In 1801, Mr Lockwood, the new tenant at Thrushcross Grange in Yorkshire, pays a visit to his landlord, Heathcliff, at his remote moorland farmhouse, Wuthering Heights. There he meets a reserved young woman (later identified as Cathy Linton); Joseph, a cantankerous servant; and Hareton, an uneducated young man who speaks like a servant. Everyone is sullen and inhospitable. Snowed in for the night, he reads some diary entries of a former inhabitant of his room, Catherine Earnshaw, and has a nightmare in which a ghostly Catherine begs to enter through the window. Woken by Lockwood's fearful yells, Heathcliff is troubled.
Lockwood returns to Thrushcross Grange in heavy snow, falls ill from the cold and becomes bedridden. While he recovers, Lockwood's housekeeper Ellen (Nelly) Dean tells him the story of the strange family.
Modern cynicism meets Georgian melodrama. The antidote to Jane Austen, not the supplement.
Hilarious to read all the furious, inarticulate 1-star reviews because people must have been expecting some sort of engaging 'historical mystery romance'. Yes, WH is confused/ing, yes, it is full of abusive people, yes, the story is pretty much told in chapter 2, but you don't have to know that it was written by a small, poorer, Emily Dickinson-type recluse doomed to die at 30, to appreciate its depth of razor-sharp, cold-eyed observation and timeless depiction of passionate, weak, and generally horrible people. Guess what? In the 1800s, families were just like us! Heroes? Pah!

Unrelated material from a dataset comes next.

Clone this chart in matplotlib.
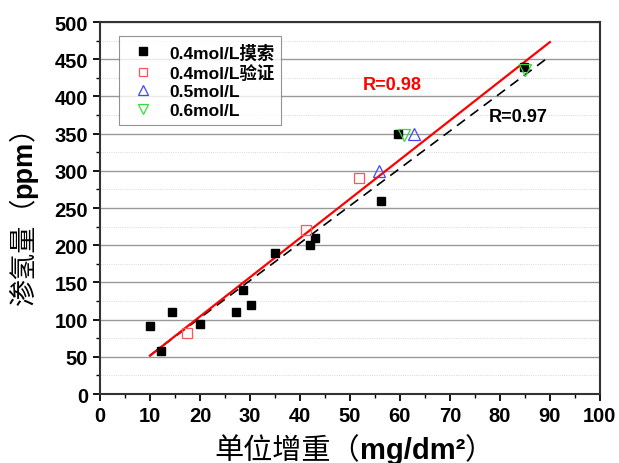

As a romantic melodrama, WH fails completely, because it pulls no punches. As a description of human characters and their interactions, it's been the mine of countless tributes and imitations since it was published. The Bronte sisters were amateurs and pioneers, and like pioneers, were in the presence of death every day; you don't complain because an old forest trail that some lost explorer blazed isn't paved over.